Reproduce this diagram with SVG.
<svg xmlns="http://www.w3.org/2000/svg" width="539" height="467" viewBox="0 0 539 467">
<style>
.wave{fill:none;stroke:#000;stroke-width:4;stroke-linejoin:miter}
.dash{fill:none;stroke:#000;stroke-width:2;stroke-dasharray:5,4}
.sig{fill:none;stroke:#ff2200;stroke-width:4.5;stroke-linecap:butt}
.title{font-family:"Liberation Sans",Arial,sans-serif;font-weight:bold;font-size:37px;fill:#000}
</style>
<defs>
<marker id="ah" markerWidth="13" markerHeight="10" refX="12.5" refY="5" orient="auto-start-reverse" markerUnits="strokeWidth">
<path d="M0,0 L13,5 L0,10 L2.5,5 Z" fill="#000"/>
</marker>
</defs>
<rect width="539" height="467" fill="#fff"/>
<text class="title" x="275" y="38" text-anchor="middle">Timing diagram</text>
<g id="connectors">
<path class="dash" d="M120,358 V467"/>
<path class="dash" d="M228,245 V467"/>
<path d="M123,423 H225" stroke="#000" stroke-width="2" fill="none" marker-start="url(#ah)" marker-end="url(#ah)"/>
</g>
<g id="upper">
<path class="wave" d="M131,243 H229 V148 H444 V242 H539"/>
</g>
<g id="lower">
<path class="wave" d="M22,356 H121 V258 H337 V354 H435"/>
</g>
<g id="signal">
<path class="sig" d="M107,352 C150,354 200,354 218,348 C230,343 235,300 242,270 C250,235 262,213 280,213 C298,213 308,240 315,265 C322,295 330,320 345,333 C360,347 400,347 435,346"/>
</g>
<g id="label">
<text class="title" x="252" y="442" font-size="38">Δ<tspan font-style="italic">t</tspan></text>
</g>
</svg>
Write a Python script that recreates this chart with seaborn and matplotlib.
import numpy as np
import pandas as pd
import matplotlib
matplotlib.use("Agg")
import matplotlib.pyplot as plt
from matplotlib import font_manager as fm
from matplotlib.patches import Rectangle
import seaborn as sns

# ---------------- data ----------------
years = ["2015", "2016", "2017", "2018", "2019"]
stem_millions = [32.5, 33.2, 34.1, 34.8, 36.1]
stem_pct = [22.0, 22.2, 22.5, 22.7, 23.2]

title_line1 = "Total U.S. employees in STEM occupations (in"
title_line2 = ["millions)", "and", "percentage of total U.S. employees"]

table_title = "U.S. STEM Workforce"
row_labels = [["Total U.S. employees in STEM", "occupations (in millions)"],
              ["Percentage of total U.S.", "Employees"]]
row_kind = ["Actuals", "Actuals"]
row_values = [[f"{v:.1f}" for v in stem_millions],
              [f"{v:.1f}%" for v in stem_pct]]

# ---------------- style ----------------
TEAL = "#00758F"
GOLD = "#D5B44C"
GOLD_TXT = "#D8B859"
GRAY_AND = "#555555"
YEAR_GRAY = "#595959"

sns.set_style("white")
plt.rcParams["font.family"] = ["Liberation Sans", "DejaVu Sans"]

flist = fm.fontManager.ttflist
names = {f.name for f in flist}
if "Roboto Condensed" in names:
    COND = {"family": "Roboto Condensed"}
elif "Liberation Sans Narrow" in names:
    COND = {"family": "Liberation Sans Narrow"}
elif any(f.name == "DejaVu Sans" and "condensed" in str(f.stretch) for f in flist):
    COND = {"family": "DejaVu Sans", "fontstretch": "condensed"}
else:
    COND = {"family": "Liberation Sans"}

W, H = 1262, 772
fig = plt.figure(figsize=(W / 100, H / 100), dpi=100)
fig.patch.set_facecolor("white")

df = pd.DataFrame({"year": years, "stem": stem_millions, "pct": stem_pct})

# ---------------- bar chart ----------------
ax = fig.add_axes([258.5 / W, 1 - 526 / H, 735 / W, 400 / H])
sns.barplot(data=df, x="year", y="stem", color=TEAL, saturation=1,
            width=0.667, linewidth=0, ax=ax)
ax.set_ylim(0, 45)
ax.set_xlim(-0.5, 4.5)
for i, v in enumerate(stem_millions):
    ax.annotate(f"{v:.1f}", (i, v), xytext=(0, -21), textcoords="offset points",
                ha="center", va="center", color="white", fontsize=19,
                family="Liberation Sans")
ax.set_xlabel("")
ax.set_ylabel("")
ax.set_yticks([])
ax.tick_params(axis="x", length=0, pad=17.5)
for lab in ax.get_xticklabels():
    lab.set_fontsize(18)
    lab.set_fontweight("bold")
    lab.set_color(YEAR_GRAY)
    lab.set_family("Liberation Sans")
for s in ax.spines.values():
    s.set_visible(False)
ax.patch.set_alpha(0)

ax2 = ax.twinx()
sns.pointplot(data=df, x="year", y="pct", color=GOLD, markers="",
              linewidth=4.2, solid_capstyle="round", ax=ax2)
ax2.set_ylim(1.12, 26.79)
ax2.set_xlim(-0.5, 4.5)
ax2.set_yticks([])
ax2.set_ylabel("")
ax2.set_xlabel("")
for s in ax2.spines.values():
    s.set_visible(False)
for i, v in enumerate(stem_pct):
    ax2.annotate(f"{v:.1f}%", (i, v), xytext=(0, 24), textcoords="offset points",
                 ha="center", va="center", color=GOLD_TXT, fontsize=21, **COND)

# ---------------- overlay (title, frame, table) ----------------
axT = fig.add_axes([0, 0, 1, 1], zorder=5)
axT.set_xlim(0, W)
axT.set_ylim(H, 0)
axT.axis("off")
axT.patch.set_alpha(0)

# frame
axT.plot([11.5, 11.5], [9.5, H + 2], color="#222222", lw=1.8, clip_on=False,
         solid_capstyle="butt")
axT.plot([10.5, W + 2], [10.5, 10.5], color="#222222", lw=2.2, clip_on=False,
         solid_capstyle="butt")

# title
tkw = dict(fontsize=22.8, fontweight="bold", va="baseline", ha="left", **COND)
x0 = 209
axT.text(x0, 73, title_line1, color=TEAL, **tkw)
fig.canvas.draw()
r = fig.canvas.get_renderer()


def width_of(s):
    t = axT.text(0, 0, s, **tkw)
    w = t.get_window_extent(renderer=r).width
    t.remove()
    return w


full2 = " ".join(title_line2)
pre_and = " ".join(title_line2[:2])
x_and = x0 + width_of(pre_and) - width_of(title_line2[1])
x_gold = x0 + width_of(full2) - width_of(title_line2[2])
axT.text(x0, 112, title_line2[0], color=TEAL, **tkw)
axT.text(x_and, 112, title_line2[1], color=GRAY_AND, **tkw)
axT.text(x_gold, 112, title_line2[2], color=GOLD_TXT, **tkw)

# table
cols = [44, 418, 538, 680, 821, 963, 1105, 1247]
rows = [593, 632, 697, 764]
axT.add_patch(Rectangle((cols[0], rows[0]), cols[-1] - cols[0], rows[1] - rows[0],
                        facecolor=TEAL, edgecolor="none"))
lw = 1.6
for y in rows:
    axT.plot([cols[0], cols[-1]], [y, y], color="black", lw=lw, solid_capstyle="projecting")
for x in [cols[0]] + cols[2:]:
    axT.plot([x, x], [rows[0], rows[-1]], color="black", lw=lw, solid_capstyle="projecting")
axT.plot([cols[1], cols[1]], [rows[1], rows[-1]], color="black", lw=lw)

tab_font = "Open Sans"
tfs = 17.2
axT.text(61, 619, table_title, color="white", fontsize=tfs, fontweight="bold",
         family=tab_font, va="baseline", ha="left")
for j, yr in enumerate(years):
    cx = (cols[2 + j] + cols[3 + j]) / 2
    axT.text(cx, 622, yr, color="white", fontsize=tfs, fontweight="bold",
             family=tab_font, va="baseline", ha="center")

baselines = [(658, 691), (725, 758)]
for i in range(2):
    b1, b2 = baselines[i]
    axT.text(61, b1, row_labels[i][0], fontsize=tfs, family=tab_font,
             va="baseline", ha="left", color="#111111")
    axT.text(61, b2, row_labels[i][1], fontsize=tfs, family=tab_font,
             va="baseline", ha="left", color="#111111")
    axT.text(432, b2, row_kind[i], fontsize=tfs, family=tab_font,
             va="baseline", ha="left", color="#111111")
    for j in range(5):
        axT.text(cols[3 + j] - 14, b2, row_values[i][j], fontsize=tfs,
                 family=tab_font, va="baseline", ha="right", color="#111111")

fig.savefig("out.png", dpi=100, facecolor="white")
- - -
WORK TO COMPLETE –
Count all lines of the data that include "diagram". The answer is the number alone.

WRITTEN SOLUTION –
2